What This Means for AI Infrastructure Decision-Makers
For data center operators, enterprise IT leaders, and infrastructure investors, the automaker entry into grid-scale storage introduces a set of commercially meaningful changes worth tracking. First, domestic supply of battery storage systems is expanding materially. Ford Energy and GM’s partnerships with LG and Peak Energy represent new, U.S.-based manufacturing capacity entering a market where supply constraints have historically limited deployment speed. For operators building behind-the-meter storage configurations, broader supplier choice reduces both cost and procurement risk.
Second, second-life battery systems validated at production scale by Redwood and Crusoe are now a credible procurement option for data center storage applications, particularly for peak shaving, demand response, and backup power configurations at industrial density. The 99.2% availability figure from the Sparks, Nevada deployment is the kind of operational data that supports inclusion in enterprise infrastructure specifications.

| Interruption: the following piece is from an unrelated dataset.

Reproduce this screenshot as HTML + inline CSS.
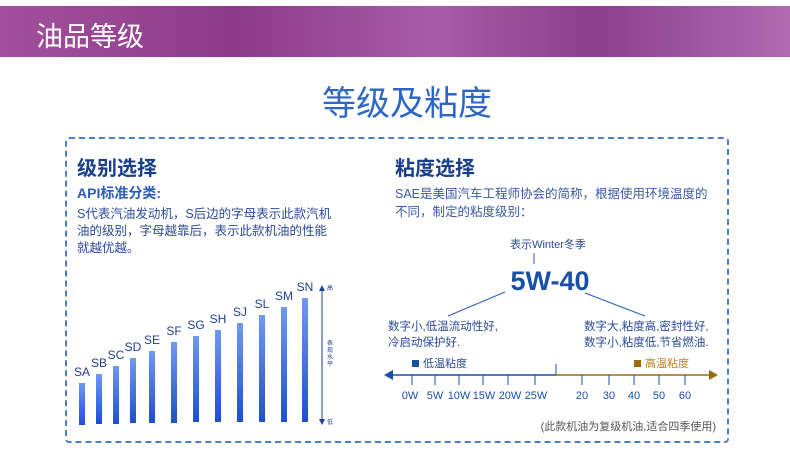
<!DOCTYPE html>
<html><head><meta charset="utf-8"><style>
body{margin:0;width:790px;height:476px;background:#fff;position:relative;overflow:hidden;font-family:"Liberation Sans","Noto Sans CJK SC",sans-serif}
.a{position:absolute;white-space:nowrap}
</style></head><body>
<div class="a" style="left:0;top:6px;width:790px;height:51px;background:linear-gradient(90deg,#a2509b 0%,#8e3a8c 30%,#a85ca5 55%,#8b3f8e 75%,#b06bb0 100%)"></div>
<div class="a" style="left:36px;top:15px;font-size:27px;color:#fff">油品等级</div>
<div class="a" style="left:0;top:76px;width:790px;text-align:center;font-size:34px;color:#2e66c4;padding-left:24px;box-sizing:border-box">等级及粘度</div>
<div class="a" style="left:65px;top:137px;width:660px;height:302px;border:2px dashed #4a7fc6;border-radius:4px"></div>
<div class="a" style="left:77px;top:152px;font-size:20px;font-weight:bold;color:#1a3f8a">级别选择</div>
<div class="a" style="left:77px;top:183px;font-size:14px;font-weight:bold;color:#2a5cb8">API标准分类:</div>
<div class="a" style="left:77px;top:206px;font-size:12.5px;line-height:17px;color:#2a4a9a">S代表汽油发动机，S后边的字母表示此款汽机<br>油的级别，字母越靠后，表示此款机油的性能<br>就越优越。</div>
<div class="a" style="left:395px;top:152px;font-size:20px;font-weight:bold;color:#1a3f8a">粘度选择</div>
<div class="a" style="left:395px;top:185px;font-size:12.5px;line-height:18px;color:#3a5aa0">SAE是美国汽车工程师协会的简称，根据使用环境温度的<br>不同，制定的粘度级别：</div>
<svg class="a" style="left:0;top:0" width="790" height="476">
<defs><linearGradient id="g" x1="0" y1="0" x2="0" y2="1"><stop offset="0" stop-color="#6f9af0"/><stop offset="1" stop-color="#1d4fd0"/></linearGradient></defs>
<g font-size="12" fill="#1f3e8e" text-anchor="middle">
<rect x="79" y="383" width="6" height="42" fill="url(#g)"/><text x="82" y="376">SA</text>
<rect x="96" y="374" width="6" height="50" fill="url(#g)"/><text x="99" y="367">SB</text>
<rect x="113" y="366" width="6" height="58" fill="url(#g)"/><text x="116" y="359">SC</text>
<rect x="130" y="358" width="6" height="65" fill="url(#g)"/><text x="133" y="351">SD</text>
<rect x="149" y="351" width="6" height="72" fill="url(#g)"/><text x="152" y="344">SE</text>
<rect x="171" y="342" width="6" height="81" fill="url(#g)"/><text x="174" y="335">SF</text>
<rect x="193" y="336" width="6" height="86" fill="url(#g)"/><text x="196" y="329">SG</text>
<rect x="215" y="330" width="6" height="92" fill="url(#g)"/><text x="218" y="323">SH</text>
<rect x="237" y="323" width="6" height="99" fill="url(#g)"/><text x="240" y="316">SJ</text>
<rect x="259" y="315" width="6" height="107" fill="url(#g)"/><text x="262" y="308">SL</text>
<rect x="281" y="307" width="6" height="115" fill="url(#g)"/><text x="284" y="300">SM</text>
<rect x="302" y="298" width="6" height="124" fill="url(#g)"/><text x="305" y="291">SN</text>
</g>
<line x1="322" y1="289" x2="322" y2="421" stroke="#1f3e8e"/>
<path d="M319 291 L322 285 L325 291Z M319 419 L322 425 L325 419Z" fill="#1f3e8e"/>
<g font-size="6" fill="#1f3e8e"><text x="327" y="290">高</text><text x="327" y="424">低</text>
<text x="327" y="345">表</text><text x="327" y="352">现</text><text x="327" y="359">水</text><text x="327" y="366">平</text></g>
<text x="548" y="248" font-size="11" fill="#2a4a9a" text-anchor="middle">表示Winter冬季</text>
<line x1="534" y1="253" x2="534" y2="264" stroke="#2a5cb8"/>
<text x="550" y="290" font-size="27" font-weight="bold" fill="#1a4fa8" text-anchor="middle">5W-40</text>
<line x1="505" y1="292" x2="448" y2="316" stroke="#2a5cb8"/>
<line x1="585" y1="293" x2="645" y2="316" stroke="#2a5cb8"/>
<g font-size="11.5" fill="#2a4a9a"><text x="388" y="330">数字小,低温流动性好,</text><text x="388" y="346">冷启动保护好.</text>
<text x="584" y="330">数字大,粘度高,密封性好,</text><text x="584" y="346">数字小,粘度低,节省燃油.</text></g>
<rect x="412" y="360" width="7" height="7" fill="#1a4fa8"/><text x="423" y="367" font-size="11" fill="#2a4a9a">低温粘度</text>
<rect x="634" y="360" width="7" height="7" fill="#9a6a10"/><text x="645" y="367" font-size="11" fill="#c08020">高温粘度</text>
<line x1="390" y1="375" x2="556" y2="375" stroke="#1a4fa8" stroke-width="1.5"/>
<line x1="556" y1="375" x2="712" y2="375" stroke="#9a6a10" stroke-width="1.5"/>
<path d="M384 375 L393 370 L393 380Z" fill="#1a4fa8"/><path d="M718 375 L709 370 L709 380Z" fill="#9a6a10"/>
<line x1="556" y1="364" x2="556" y2="375" stroke="#1a4fa8"/>
<g stroke="#1a4fa8"><line x1="412" y1="375" x2="412" y2="385"/><line x1="435" y1="375" x2="435" y2="385"/><line x1="459" y1="375" x2="459" y2="385"/><line x1="483" y1="375" x2="483" y2="385"/><line x1="508" y1="375" x2="508" y2="385"/><line x1="535" y1="375" x2="535" y2="385"/>
<line x1="582" y1="375" x2="582" y2="385"/><line x1="609" y1="375" x2="609" y2="385"/><line x1="634" y1="375" x2="634" y2="385"/><line x1="659" y1="375" x2="659" y2="385"/><line x1="685" y1="375" x2="685" y2="385"/></g>
<g font-size="11" fill="#1a4fa8" text-anchor="middle"><text x="410" y="399">0W</text><text x="435" y="399">5W</text><text x="459" y="399">10W</text><text x="484" y="399">15W</text><text x="510" y="399">20W</text><text x="536" y="399">25W</text>
<text x="582" y="399">20</text><text x="609" y="399">30</text><text x="634" y="399">40</text><text x="659" y="399">50</text><text x="685" y="399">60</text></g>
<text x="716" y="430" font-size="11" fill="#555" text-anchor="end">(此款机油为复级机油,适合四季使用)</text>
</svg>
</body></html>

Third, sodium-ion storage while commercially available only at pilot scale today is tracking toward meaningful market availability in the 2028 to 2030 window. For projects in the planning phase targeting that delivery horizon, the cost and safety profile of sodium-ion, combined with GM’s manufacturing scale and exclusive cell rights, represents a procurement option worth including in long-range power strategy conversations. The AI infrastructure power problem did not originate in Detroit. The solutions increasingly will.